Except Congress couldn’t. And so the arbitrary budget cuts – known as the sequester – went into effect, and Washington returned to its favorite game of blaming the other guy.

As Adm. Jonathan Greenert, the chief of naval operations, told military and civilian leaders last week, 2014 is likely to be much the same as 2013.

That means reductions in military operations: in ships and squadrons ready to sail and fly. It means cuts in construction and repairs and equipment purchases – u

nless Congress can reach a deal to avoid some $52 billion in automatic cuts in the Defense Department alone.

It can’t, as proven by what’s happening here on every idle Monday.

In the slow motion of furloughs and postponed purchases, the economy in a military-dependent place like Hampton Roads is likely to grind for months. Home prices won’t rise as much as they would otherwise. People probably won’t be able to afford as many dinners out. They may not buy as many clothes, or appliances or cars. They may postpone renovations and additions.

Even if furloughs can be avoided in 2014 – as Greenert hopes – the effects of sequestration will still be felt in that year and beyond.

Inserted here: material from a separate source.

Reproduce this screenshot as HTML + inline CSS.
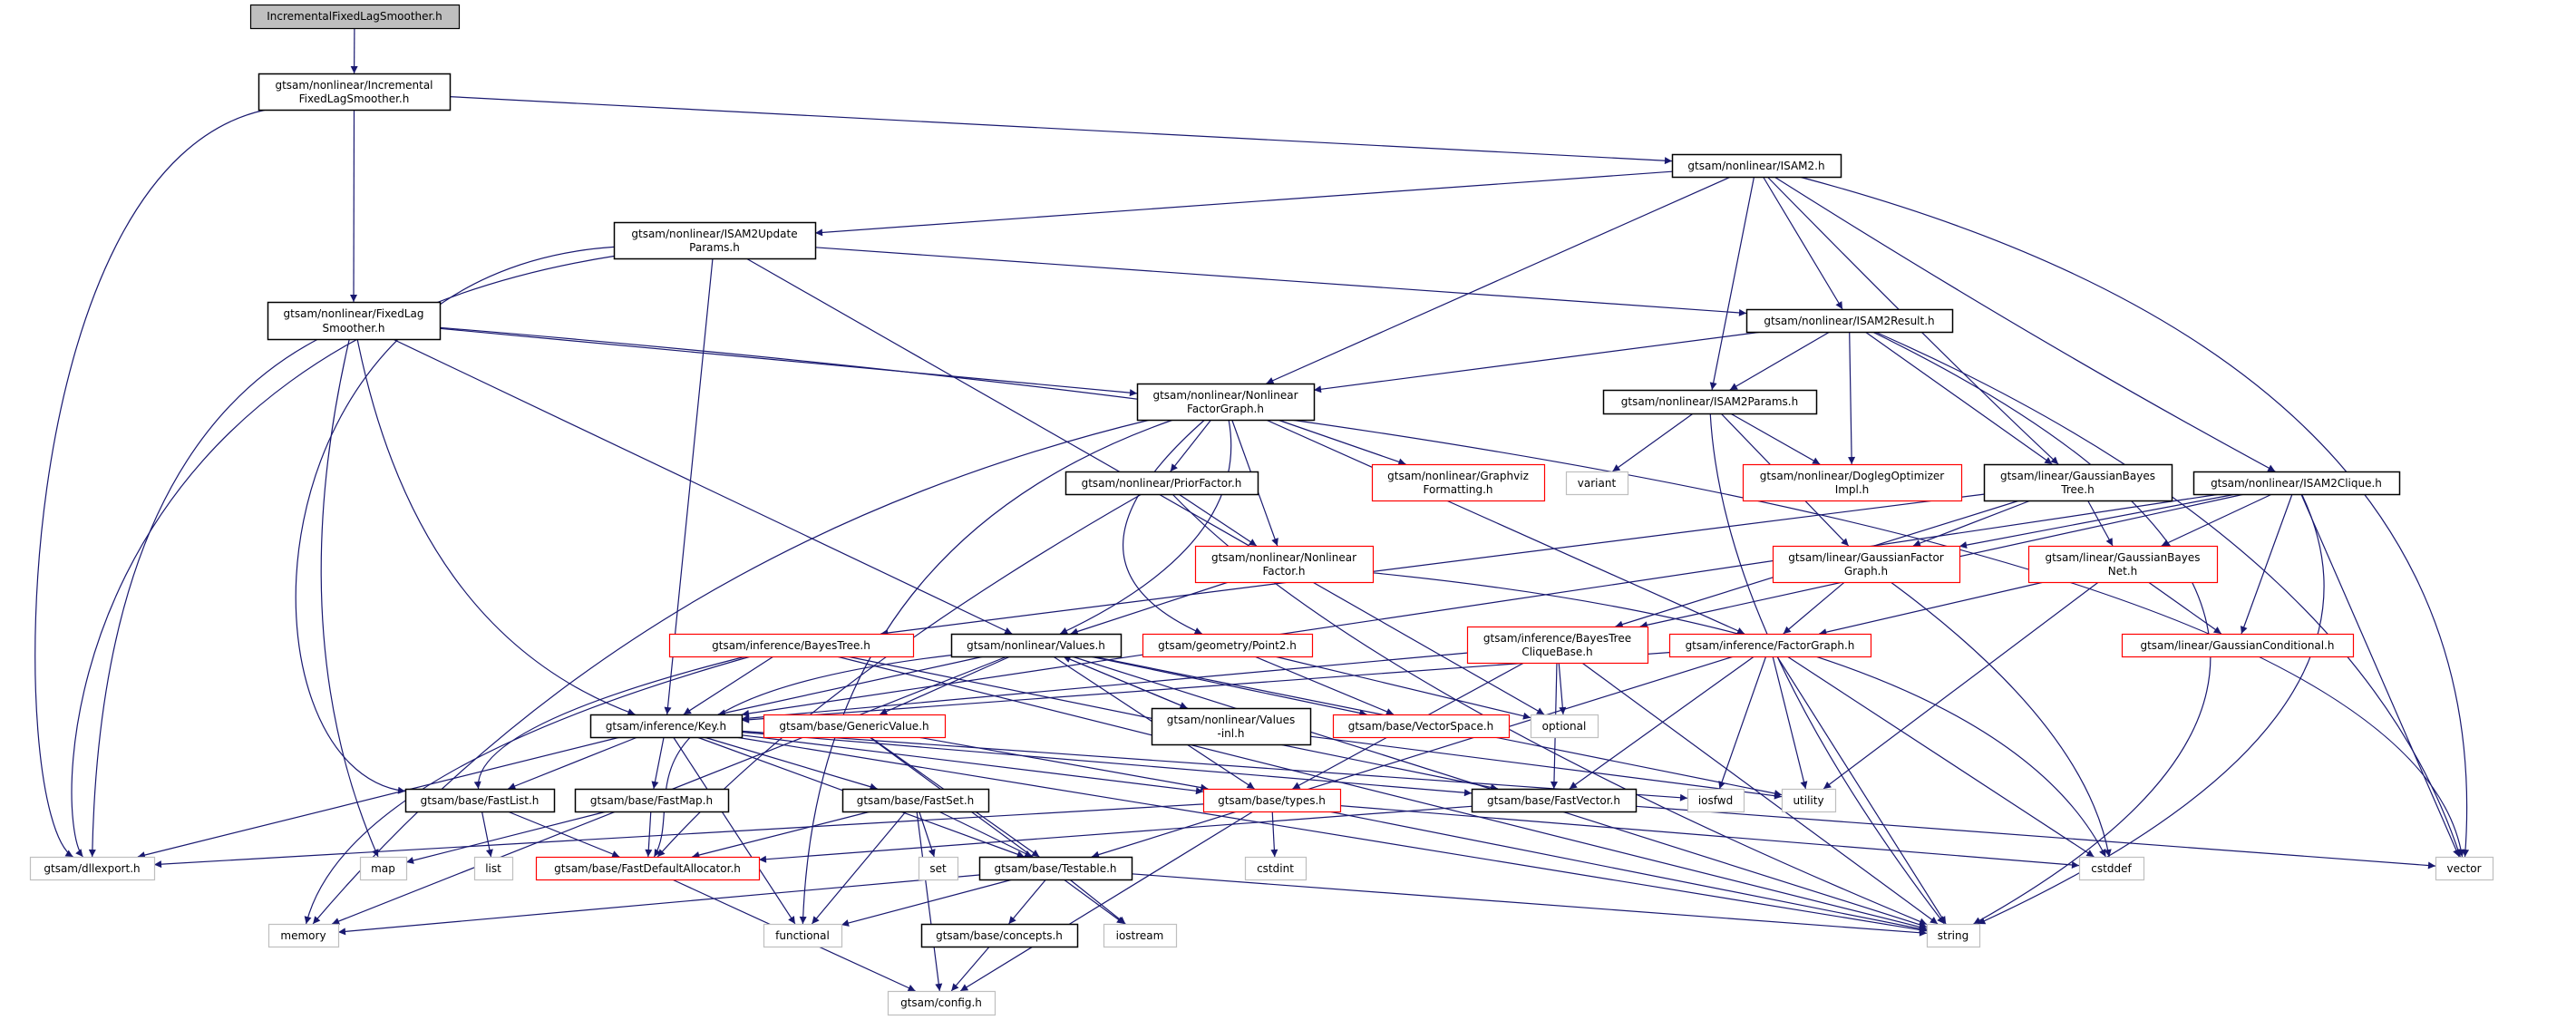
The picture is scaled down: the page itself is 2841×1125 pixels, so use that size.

Everyone agrees that the sequester is a bad idea. Across-the-board budget cuts are by definition arbitrary, which means that the things that need deeper cuts don’t get them, while the things that need protection don’t get it.

All that adds up to a military less ready than it should be, with a slower economy than necessary.

“I face a pincer movement,” said U.S. Rep. Randy Forbes, who serves on the House Armed Services Committee. “I have on my far left a group of people that just don’t believe that we ought to have a strong defense…. On my far right, I see people that if you cut $19 billion, they’re not happy because you didn’t cut $20 billion.”

It might be a help if more people in Washington were looking out for all the millions of Americans caught in the middle.